• WHAT IS REQUIRED
Transcribe the material in full. Nothing should differ except that the pictures are left out.

• SUPPLIED DATA
--

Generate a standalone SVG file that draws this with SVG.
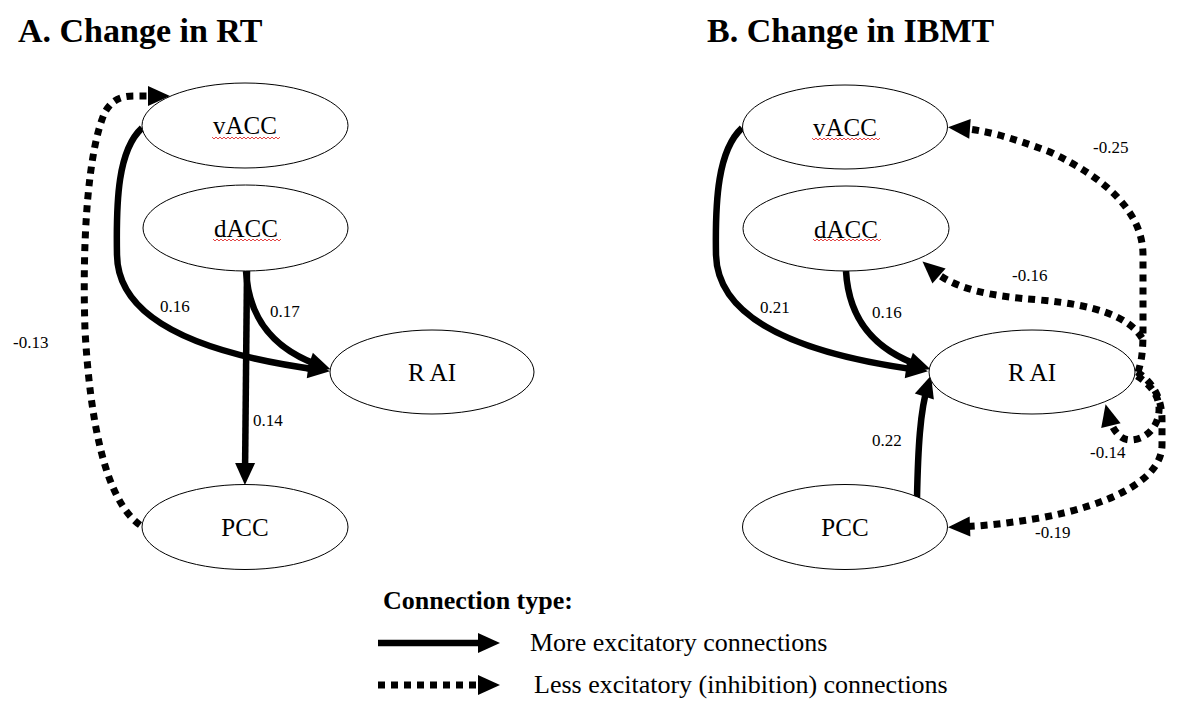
<svg xmlns="http://www.w3.org/2000/svg" xmlns:xlink="http://www.w3.org/1999/xlink" width="1196" height="706" viewBox="0 0 1196 706">
<style>
text{font-family:'Liberation Serif','Times New Roman',Tinos,'DejaVu Serif',serif;fill:#000}
.node{fill:#fff;stroke:#000;stroke-width:1}
.nt{font-size:25px;text-anchor:middle}
.title{font-size:34px;font-weight:bold}
.el{font-size:17px}
.lg{font-size:26px}
.solid{fill:none;stroke:#000;stroke-width:6.5;marker-end:url(#ah)}
.dot{fill:none;stroke:#000;stroke-width:7;stroke-dasharray:7 6;marker-end:url(#ah)}
.sq{fill:none;stroke:#e03030;stroke-width:0.9}
</style>
<defs>
<marker id="ah" markerUnits="userSpaceOnUse" markerWidth="22" markerHeight="20" refX="12" refY="10" orient="auto" overflow="visible">
<path d="M0,0 L22,10 L0,20 z" fill="#000"/>
</marker>
<path id="sqz" d="M0,0 l2,2 l2,-2 l2,2 l2,-2 l2,2 l2,-2 l2,2 l2,-2 l2,2 l2,-2 l2,2 l2,-2 l2,2 l2,-2 l2,2 l2,-2 l2,2 l2,-2 l2,2 l2,-2 l2,2 l2,-2 l2,2 l2,-2 l2,2 l2,-2 l2,2 l2,-2 l2,2 l2,-2 l2,2 l2,-2 l2,2 l2,-2"/>
</defs>
<rect width="1196" height="706" fill="#fff"/>

<text class="title" x="18" y="42" font-family="Liberation Serif, serif">A. Change in RT</text>
<text class="title" x="707" y="42" font-family="Liberation Serif, serif">B. Change in IBMT</text>

<g id="connectors">
<!-- Panel A -->
<path class="solid" d="M142,128 C118,150 116,200 117,255 C118,330 230,358 320,370"/>
<path class="solid" d="M246,271 C249,325 280,352 321,366"/>
<path class="solid" d="M247,271 L245,475"/>
<path class="dot" d="M140,525 C105,500 90,420 85,330 C82,240 88,150 105,112 C112,100 120,96 135,96 L160,96"/>
<!-- Panel B -->
<path class="solid" d="M742,128 C718,150 715,200 716,255 C718,330 830,358 918,370"/>
<path class="solid" d="M846,271 C849,325 880,352 921,366"/>
<path class="solid" d="M917,498 C918,450 920,410 928,385"/>
<path class="dot" d="M1138,372 C1142,360 1143,350 1143,330 L1143,255 C1143,215 1110,180 1050,152 C1010,137 985,130 958,128"/>
<path class="dot" d="M1142,338 C1128,316 1095,305 1040,300 C990,296 955,290 930,268"/>
<path class="dot" d="M1137,372 C1150,380 1162,395 1162,420 L1162,445 C1162,480 1110,505 1040,518 C1010,523 985,526 958,527"/>
<path class="dot" d="M1137,376 C1150,384 1160,396 1159,411 C1158,428 1145,440 1130,440 C1120,440 1112,430 1108,414"/>
</g>

<g id="edge-labels">
<text class="el" x="160" y="312">0.16</text>
<text class="el" x="270" y="317">0.17</text>
<text class="el" x="13" y="348">-0.13</text>
<text class="el" x="253" y="426">0.14</text>
<text class="el" x="760" y="313">0.21</text>
<text class="el" x="872" y="318">0.16</text>
<text class="el" x="1093" y="153">-0.25</text>
<text class="el" x="1012" y="281">-0.16</text>
<text class="el" x="872" y="446">0.22</text>
<text class="el" x="1090" y="458">-0.14</text>
<text class="el" x="1035" y="538">-0.19</text>
</g>

<g id="A-vACC"><ellipse class="node" cx="245" cy="125.5" rx="103" ry="42.5"/><text class="nt" x="245" y="134">vACC</text><use href="#sqz" class="sq" x="212" y="137"/></g>
<g id="A-dACC"><ellipse class="node" cx="245.5" cy="228" rx="102.5" ry="43"/><text class="nt" x="246" y="237">dACC</text><use href="#sqz" class="sq" x="213" y="239"/></g>
<g id="A-RAI"><ellipse class="node" cx="432" cy="372" rx="102" ry="42"/><text class="nt" x="432" y="381">R AI</text></g>
<g id="A-PCC"><ellipse class="node" cx="245" cy="527" rx="103" ry="42.5"/><text class="nt" x="245" y="536">PCC</text></g>

<g id="B-vACC"><ellipse class="node" cx="845" cy="127" rx="102.5" ry="42"/><text class="nt" x="845" y="136">vACC</text><use href="#sqz" class="sq" x="812" y="138"/></g>
<g id="B-dACC"><ellipse class="node" cx="846" cy="228.5" rx="103" ry="42.5"/><text class="nt" x="846" y="238">dACC</text><use href="#sqz" class="sq" x="813" y="239"/></g>
<g id="B-RAI"><ellipse class="node" cx="1032" cy="372" rx="103" ry="42"/><text class="nt" x="1032" y="381">R AI</text></g>
<g id="B-PCC"><ellipse class="node" cx="845" cy="527" rx="102.5" ry="42.5"/><text class="nt" x="845" y="536">PCC</text></g>

<g id="legend">
<text class="lg" x="383" y="609" font-weight="bold">Connection type:</text>
<path class="solid" d="M378,643 L490,643"/>
<text class="lg" x="530" y="651">More excitatory connections</text>
<path class="dot" d="M378,685 L490,685"/>
<text class="lg" x="534" y="693">Less excitatory (inhibition) connections</text>
</g>
</svg>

--

• EXPECTED OUTPUT
Generate a standalone SVG file that draws this with SVG.
<svg xmlns="http://www.w3.org/2000/svg" xmlns:xlink="http://www.w3.org/1999/xlink" width="1196" height="706" viewBox="0 0 1196 706">
<style>
text{font-family:'Liberation Serif','Times New Roman',Tinos,'DejaVu Serif',serif;fill:#000}
.node{fill:#fff;stroke:#000;stroke-width:1}
.nt{font-size:25px;text-anchor:middle}
.title{font-size:34px;font-weight:bold}
.el{font-size:17px}
.lg{font-size:26px}
.solid{fill:none;stroke:#000;stroke-width:6.5;marker-end:url(#ah)}
.dot{fill:none;stroke:#000;stroke-width:7;stroke-dasharray:7 6;marker-end:url(#ah)}
.sq{fill:none;stroke:#e03030;stroke-width:0.9}
</style>
<defs>
<marker id="ah" markerUnits="userSpaceOnUse" markerWidth="22" markerHeight="20" refX="12" refY="10" orient="auto" overflow="visible">
<path d="M0,0 L22,10 L0,20 z" fill="#000"/>
</marker>
<path id="sqz" d="M0,0 l2,2 l2,-2 l2,2 l2,-2 l2,2 l2,-2 l2,2 l2,-2 l2,2 l2,-2 l2,2 l2,-2 l2,2 l2,-2 l2,2 l2,-2 l2,2 l2,-2 l2,2 l2,-2 l2,2 l2,-2 l2,2 l2,-2 l2,2 l2,-2 l2,2 l2,-2 l2,2 l2,-2 l2,2 l2,-2 l2,2 l2,-2"/>
</defs>
<rect width="1196" height="706" fill="#fff"/>

<text class="title" x="18" y="42" font-family="Liberation Serif, serif">A. Change in RT</text>
<text class="title" x="707" y="42" font-family="Liberation Serif, serif">B. Change in IBMT</text>

<g id="connectors">
<!-- Panel A -->
<path class="solid" d="M142,128 C118,150 116,200 117,255 C118,330 230,358 320,370"/>
<path class="solid" d="M246,271 C249,325 280,352 321,366"/>
<path class="solid" d="M247,271 L245,475"/>
<path class="dot" d="M140,525 C105,500 90,420 85,330 C82,240 88,150 105,112 C112,100 120,96 135,96 L160,96"/>
<!-- Panel B -->
<path class="solid" d="M742,128 C718,150 715,200 716,255 C718,330 830,358 918,370"/>
<path class="solid" d="M846,271 C849,325 880,352 921,366"/>
<path class="solid" d="M917,498 C918,450 920,410 928,385"/>
<path class="dot" d="M1138,372 C1142,360 1143,350 1143,330 L1143,255 C1143,215 1110,180 1050,152 C1010,137 985,130 958,128"/>
<path class="dot" d="M1142,338 C1128,316 1095,305 1040,300 C990,296 955,290 930,268"/>
<path class="dot" d="M1137,372 C1150,380 1162,395 1162,420 L1162,445 C1162,480 1110,505 1040,518 C1010,523 985,526 958,527"/>
<path class="dot" d="M1137,376 C1150,384 1160,396 1159,411 C1158,428 1145,440 1130,440 C1120,440 1112,430 1108,414"/>
</g>

<g id="edge-labels">
<text class="el" x="160" y="312">0.16</text>
<text class="el" x="270" y="317">0.17</text>
<text class="el" x="13" y="348">-0.13</text>
<text class="el" x="253" y="426">0.14</text>
<text class="el" x="760" y="313">0.21</text>
<text class="el" x="872" y="318">0.16</text>
<text class="el" x="1093" y="153">-0.25</text>
<text class="el" x="1012" y="281">-0.16</text>
<text class="el" x="872" y="446">0.22</text>
<text class="el" x="1090" y="458">-0.14</text>
<text class="el" x="1035" y="538">-0.19</text>
</g>

<g id="A-vACC"><ellipse class="node" cx="245" cy="125.5" rx="103" ry="42.5"/><text class="nt" x="245" y="134">vACC</text><use href="#sqz" class="sq" x="212" y="137"/></g>
<g id="A-dACC"><ellipse class="node" cx="245.5" cy="228" rx="102.5" ry="43"/><text class="nt" x="246" y="237">dACC</text><use href="#sqz" class="sq" x="213" y="239"/></g>
<g id="A-RAI"><ellipse class="node" cx="432" cy="372" rx="102" ry="42"/><text class="nt" x="432" y="381">R AI</text></g>
<g id="A-PCC"><ellipse class="node" cx="245" cy="527" rx="103" ry="42.5"/><text class="nt" x="245" y="536">PCC</text></g>

<g id="B-vACC"><ellipse class="node" cx="845" cy="127" rx="102.5" ry="42"/><text class="nt" x="845" y="136">vACC</text><use href="#sqz" class="sq" x="812" y="138"/></g>
<g id="B-dACC"><ellipse class="node" cx="846" cy="228.5" rx="103" ry="42.5"/><text class="nt" x="846" y="238">dACC</text><use href="#sqz" class="sq" x="813" y="239"/></g>
<g id="B-RAI"><ellipse class="node" cx="1032" cy="372" rx="103" ry="42"/><text class="nt" x="1032" y="381">R AI</text></g>
<g id="B-PCC"><ellipse class="node" cx="845" cy="527" rx="102.5" ry="42.5"/><text class="nt" x="845" y="536">PCC</text></g>

<g id="legend">
<text class="lg" x="383" y="609" font-weight="bold">Connection type:</text>
<path class="solid" d="M378,643 L490,643"/>
<text class="lg" x="530" y="651">More excitatory connections</text>
<path class="dot" d="M378,685 L490,685"/>
<text class="lg" x="534" y="693">Less excitatory (inhibition) connections</text>
</g>
</svg>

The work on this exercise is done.